(Figure scripts)
------------------------------------------------------------------------

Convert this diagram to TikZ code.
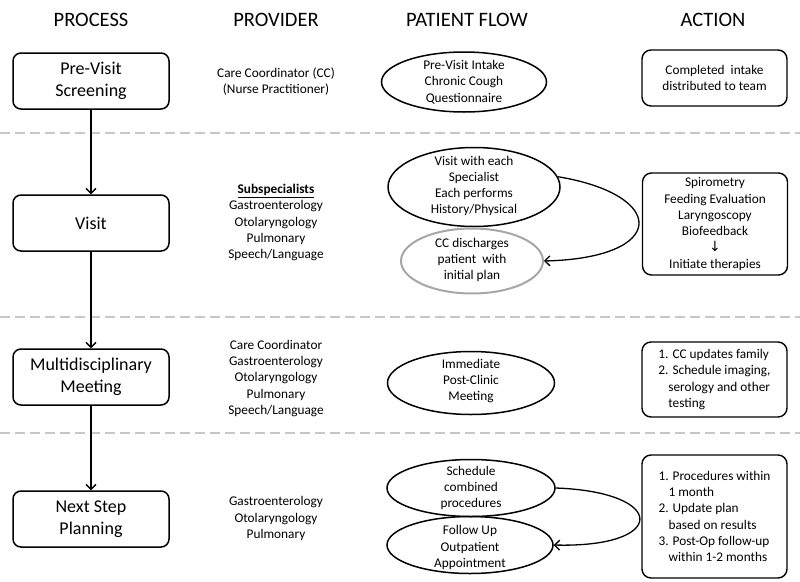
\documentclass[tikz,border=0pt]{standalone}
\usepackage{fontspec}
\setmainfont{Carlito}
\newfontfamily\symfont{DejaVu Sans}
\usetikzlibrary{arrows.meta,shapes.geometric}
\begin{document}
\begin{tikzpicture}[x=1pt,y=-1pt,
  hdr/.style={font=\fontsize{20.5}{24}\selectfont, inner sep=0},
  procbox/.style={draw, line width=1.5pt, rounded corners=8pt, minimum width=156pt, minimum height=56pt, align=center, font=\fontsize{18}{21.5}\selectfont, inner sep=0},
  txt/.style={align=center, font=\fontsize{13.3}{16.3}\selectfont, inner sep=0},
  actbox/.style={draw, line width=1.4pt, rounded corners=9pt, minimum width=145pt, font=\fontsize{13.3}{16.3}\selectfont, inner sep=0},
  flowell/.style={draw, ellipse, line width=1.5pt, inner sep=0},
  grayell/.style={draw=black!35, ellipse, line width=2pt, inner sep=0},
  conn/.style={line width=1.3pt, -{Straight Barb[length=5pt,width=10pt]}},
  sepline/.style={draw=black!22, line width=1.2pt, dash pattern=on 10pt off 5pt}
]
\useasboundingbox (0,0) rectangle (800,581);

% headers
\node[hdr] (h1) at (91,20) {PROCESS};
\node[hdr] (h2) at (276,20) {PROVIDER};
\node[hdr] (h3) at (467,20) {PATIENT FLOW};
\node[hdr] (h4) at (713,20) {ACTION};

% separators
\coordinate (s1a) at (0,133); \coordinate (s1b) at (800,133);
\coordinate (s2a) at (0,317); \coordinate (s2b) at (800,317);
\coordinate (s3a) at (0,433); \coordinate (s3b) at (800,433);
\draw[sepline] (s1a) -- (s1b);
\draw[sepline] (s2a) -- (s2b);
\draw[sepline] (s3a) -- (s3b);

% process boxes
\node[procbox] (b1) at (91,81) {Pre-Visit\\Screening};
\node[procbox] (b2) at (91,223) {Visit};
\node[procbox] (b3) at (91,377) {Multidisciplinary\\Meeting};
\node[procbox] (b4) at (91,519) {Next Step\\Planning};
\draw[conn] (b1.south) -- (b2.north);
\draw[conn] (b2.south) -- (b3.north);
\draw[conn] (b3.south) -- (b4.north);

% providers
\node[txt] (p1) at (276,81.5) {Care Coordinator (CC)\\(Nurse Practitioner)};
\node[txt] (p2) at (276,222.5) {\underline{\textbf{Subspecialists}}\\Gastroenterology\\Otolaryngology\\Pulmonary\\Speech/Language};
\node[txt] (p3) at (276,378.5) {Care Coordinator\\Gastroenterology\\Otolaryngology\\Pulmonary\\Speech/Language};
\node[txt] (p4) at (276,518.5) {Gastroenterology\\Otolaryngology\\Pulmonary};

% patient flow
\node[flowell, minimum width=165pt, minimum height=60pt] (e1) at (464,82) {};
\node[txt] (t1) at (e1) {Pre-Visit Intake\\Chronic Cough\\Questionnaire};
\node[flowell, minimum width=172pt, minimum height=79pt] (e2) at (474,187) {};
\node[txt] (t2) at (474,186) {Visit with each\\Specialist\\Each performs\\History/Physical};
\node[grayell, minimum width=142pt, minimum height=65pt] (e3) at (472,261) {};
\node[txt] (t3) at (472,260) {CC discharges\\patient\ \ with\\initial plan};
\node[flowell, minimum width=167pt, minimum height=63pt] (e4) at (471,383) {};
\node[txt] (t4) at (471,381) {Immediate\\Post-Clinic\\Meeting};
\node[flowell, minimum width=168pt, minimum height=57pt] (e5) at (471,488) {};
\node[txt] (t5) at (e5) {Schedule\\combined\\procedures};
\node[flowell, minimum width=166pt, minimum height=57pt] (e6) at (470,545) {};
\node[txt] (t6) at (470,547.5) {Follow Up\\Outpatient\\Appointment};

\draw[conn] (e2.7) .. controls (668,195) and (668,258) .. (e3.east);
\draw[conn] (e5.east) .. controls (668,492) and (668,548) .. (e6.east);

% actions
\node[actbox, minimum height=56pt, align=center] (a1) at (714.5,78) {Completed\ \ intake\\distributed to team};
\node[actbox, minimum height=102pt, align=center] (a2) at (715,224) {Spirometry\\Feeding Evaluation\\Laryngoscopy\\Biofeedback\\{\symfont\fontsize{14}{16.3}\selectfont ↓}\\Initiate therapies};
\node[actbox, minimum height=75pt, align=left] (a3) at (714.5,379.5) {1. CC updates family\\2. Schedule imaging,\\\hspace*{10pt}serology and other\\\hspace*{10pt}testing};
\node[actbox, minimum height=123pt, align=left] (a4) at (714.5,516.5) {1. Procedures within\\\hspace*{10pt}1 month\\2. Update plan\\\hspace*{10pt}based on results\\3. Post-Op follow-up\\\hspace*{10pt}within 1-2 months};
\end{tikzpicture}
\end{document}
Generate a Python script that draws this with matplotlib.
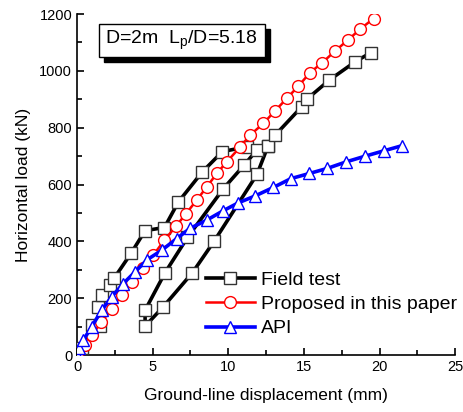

------------------------------------------------------------------------

> _JOB_
Identify the lines in the records above that contain the word "this", then state how many there are and nothing more.

> _WRITTEN ANSWER_
2